** Start **

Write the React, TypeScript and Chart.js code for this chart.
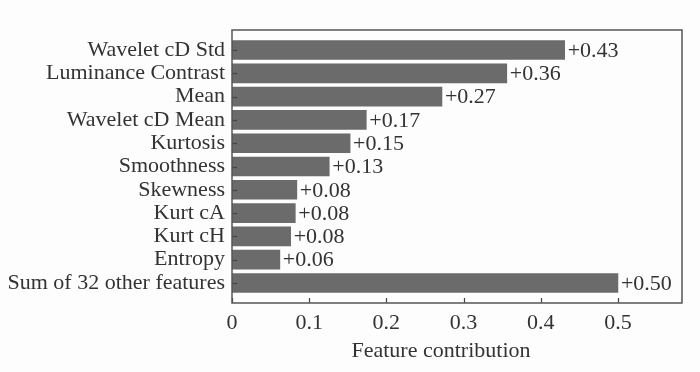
import React, { useEffect, useRef } from "react";
import { Chart, registerables } from "chart.js";

Chart.register(...registerables);

const categories: string[] = [
  "Wavelet cD Std",
  "Luminance Contrast",
  "Mean",
  "Wavelet cD Mean",
  "Kurtosis",
  "Smoothness",
  "Skewness",
  "Kurt cA",
  "Kurt cH",
  "Entropy",
  "Sum of 32 other features",
];
const contributions: number[] = [0.431, 0.356, 0.272, 0.174, 0.153, 0.126, 0.084, 0.082, 0.076, 0.062, 0.5];
const valueLabels: string[] = ["+0.43", "+0.36", "+0.27", "+0.17", "+0.15", "+0.13", "+0.08", "+0.08", "+0.08", "+0.06", "+0.50"];
const xTicks: number[] = [0, 0.1, 0.2, 0.3, 0.4, 0.5];
const xTitle = "Feature contribution";

const FONT = "'Liberation Serif', 'Times New Roman', serif";
const FS = 22;

const framePlugin = {
  id: "frame",
  afterDraw(chart: any) {
    const { ctx, chartArea: a, scales } = chart;
    const xs = scales.x;
    const ys = scales.y;
    ctx.save();
    ctx.strokeStyle = "#444";
    ctx.lineWidth = 1.2;
    xTicks.forEach((t) => {
      const px = Math.round(xs.getPixelForValue(t)) + 0.5;
      ctx.beginPath();
      ctx.moveTo(px, a.bottom);
      ctx.lineTo(px, a.bottom - 5);
      ctx.stroke();
    });
    categories.forEach((_, i) => {
      const py = Math.round(ys.getPixelForValue(i)) + 0.5;
      ctx.beginPath();
      ctx.moveTo(a.left, py);
      ctx.lineTo(a.left + 5, py);
      ctx.stroke();
    });
    ctx.fillStyle = "#333";
    ctx.font = `${FS}px ${FONT}`;
    ctx.textBaseline = "middle";
    ctx.textAlign = "left";
    contributions.forEach((v, i) => {
      ctx.fillText(valueLabels[i], xs.getPixelForValue(v) + 3, ys.getPixelForValue(i) + 1);
    });
    ctx.textAlign = "center";
    xTicks.forEach((t) => {
      ctx.fillText(String(t), xs.getPixelForValue(t), a.bottom + 20);
    });
    ctx.fillText(xTitle, a.left + 209, a.bottom + 48);
    ctx.strokeStyle = "#555";
    ctx.lineWidth = 1.5;
    ctx.strokeRect(a.left, a.top, a.right - a.left, a.bottom - a.top);
    ctx.restore();
  },
};

export default function App() {
  const ref = useRef<HTMLCanvasElement | null>(null);
  useEffect(() => {
    if (!ref.current) return;
    const chart = new Chart(ref.current, {
      type: "bar",
      data: {
        datasets: [
          {
            data: contributions.map((v, i) => ({ x: v, y: i })),
            backgroundColor: "#6b6b6b",
            borderWidth: 0,
            barThickness: 19,
          },
        ],
      },
      options: {
        indexAxis: "y",
        animation: false,
        responsive: false,
        maintainAspectRatio: false,
        layout: { padding: { top: 30, right: 18, left: 0, bottom: 0 } },
        plugins: { legend: { display: false }, tooltip: { enabled: false } },
        scales: {
          x: {
            type: "linear",
            min: 0,
            max: 0.583,
            offset: false,
            afterFit: (s: any) => {
              s.height = 69;
            },
            grid: { display: false, drawTicks: false },
            border: { display: false },
            ticks: { display: false },
          },
          y: {
            type: "linear",
            reverse: true,
            offset: false,
            min: -0.86,
            max: 10.86,
            afterBuildTicks: (s: any) => {
              s.ticks = categories.map((_, i) => ({ value: i }));
            },
            afterFit: (s: any) => {
              s.width = 232;
            },
            grid: { display: false, drawTicks: false, offset: false },
            border: { display: false },
            ticks: {
              color: "#333",
              font: { family: FONT, size: FS },
              padding: 7,
              autoSkip: false,
              callback: (v: any) => categories[Math.round(Number(v))] ?? "",
            },
          },
        },
      },
      plugins: [framePlugin],
    });
    return () => chart.destroy();
  }, []);
  return (
    <div style={{ position: "fixed", left: 0, top: 0, width: 700, height: 372, background: "#fdfdfd" }}>
      <canvas ref={ref} width={700} height={372} style={{ width: 700, height: 372, display: "block" }} />
    </div>
  );
}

** End **

▶ The request
Transcribe the material exactly, keeping every word and none of the pictures.

▶ Solution to this problem
Write the React, TypeScript and Chart.js code for this chart.
import React, { useEffect, useRef } from "react";
import { Chart, registerables } from "chart.js";

Chart.register(...registerables);

const categories: string[] = [
  "Wavelet cD Std",
  "Luminance Contrast",
  "Mean",
  "Wavelet cD Mean",
  "Kurtosis",
  "Smoothness",
  "Skewness",
  "Kurt cA",
  "Kurt cH",
  "Entropy",
  "Sum of 32 other features",
];
const contributions: number[] = [0.431, 0.356, 0.272, 0.174, 0.153, 0.126, 0.084, 0.082, 0.076, 0.062, 0.5];
const valueLabels: string[] = ["+0.43", "+0.36", "+0.27", "+0.17", "+0.15", "+0.13", "+0.08", "+0.08", "+0.08", "+0.06", "+0.50"];
const xTicks: number[] = [0, 0.1, 0.2, 0.3, 0.4, 0.5];
const xTitle = "Feature contribution";

const FONT = "'Liberation Serif', 'Times New Roman', serif";
const FS = 22;

const framePlugin = {
  id: "frame",
  afterDraw(chart: any) {
    const { ctx, chartArea: a, scales } = chart;
    const xs = scales.x;
    const ys = scales.y;
    ctx.save();
    ctx.strokeStyle = "#444";
    ctx.lineWidth = 1.2;
    xTicks.forEach((t) => {
      const px = Math.round(xs.getPixelForValue(t)) + 0.5;
      ctx.beginPath();
      ctx.moveTo(px, a.bottom);
      ctx.lineTo(px, a.bottom - 5);
      ctx.stroke();
    });
    categories.forEach((_, i) => {
      const py = Math.round(ys.getPixelForValue(i)) + 0.5;
      ctx.beginPath();
      ctx.moveTo(a.left, py);
      ctx.lineTo(a.left + 5, py);
      ctx.stroke();
    });
    ctx.fillStyle = "#333";
    ctx.font = `${FS}px ${FONT}`;
    ctx.textBaseline = "middle";
    ctx.textAlign = "left";
    contributions.forEach((v, i) => {
      ctx.fillText(valueLabels[i], xs.getPixelForValue(v) + 3, ys.getPixelForValue(i) + 1);
    });
    ctx.textAlign = "center";
    xTicks.forEach((t) => {
      ctx.fillText(String(t), xs.getPixelForValue(t), a.bottom + 20);
    });
    ctx.fillText(xTitle, a.left + 209, a.bottom + 48);
    ctx.strokeStyle = "#555";
    ctx.lineWidth = 1.5;
    ctx.strokeRect(a.left, a.top, a.right - a.left, a.bottom - a.top);
    ctx.restore();
  },
};

export default function App() {
  const ref = useRef<HTMLCanvasElement | null>(null);
  useEffect(() => {
    if (!ref.current) return;
    const chart = new Chart(ref.current, {
      type: "bar",
      data: {
        datasets: [
          {
            data: contributions.map((v, i) => ({ x: v, y: i })),
            backgroundColor: "#6b6b6b",
            borderWidth: 0,
            barThickness: 19,
          },
        ],
      },
      options: {
        indexAxis: "y",
        animation: false,
        responsive: false,
        maintainAspectRatio: false,
        layout: { padding: { top: 30, right: 18, left: 0, bottom: 0 } },
        plugins: { legend: { display: false }, tooltip: { enabled: false } },
        scales: {
          x: {
            type: "linear",
            min: 0,
            max: 0.583,
            offset: false,
            afterFit: (s: any) => {
              s.height = 69;
            },
            grid: { display: false, drawTicks: false },
            border: { display: false },
            ticks: { display: false },
          },
          y: {
            type: "linear",
            reverse: true,
            offset: false,
            min: -0.86,
            max: 10.86,
            afterBuildTicks: (s: any) => {
              s.ticks = categories.map((_, i) => ({ value: i }));
            },
            afterFit: (s: any) => {
              s.width = 232;
            },
            grid: { display: false, drawTicks: false, offset: false },
            border: { display: false },
            ticks: {
              color: "#333",
              font: { family: FONT, size: FS },
              padding: 7,
              autoSkip: false,
              callback: (v: any) => categories[Math.round(Number(v))] ?? "",
            },
          },
        },
      },
      plugins: [framePlugin],
    });
    return () => chart.destroy();
  }, []);
  return (
    <div style={{ position: "fixed", left: 0, top: 0, width: 700, height: 372, background: "#fdfdfd" }}>
      <canvas ref={ref} width={700} height={372} style={{ width: 700, height: 372, display: "block" }} />
    </div>
  );
}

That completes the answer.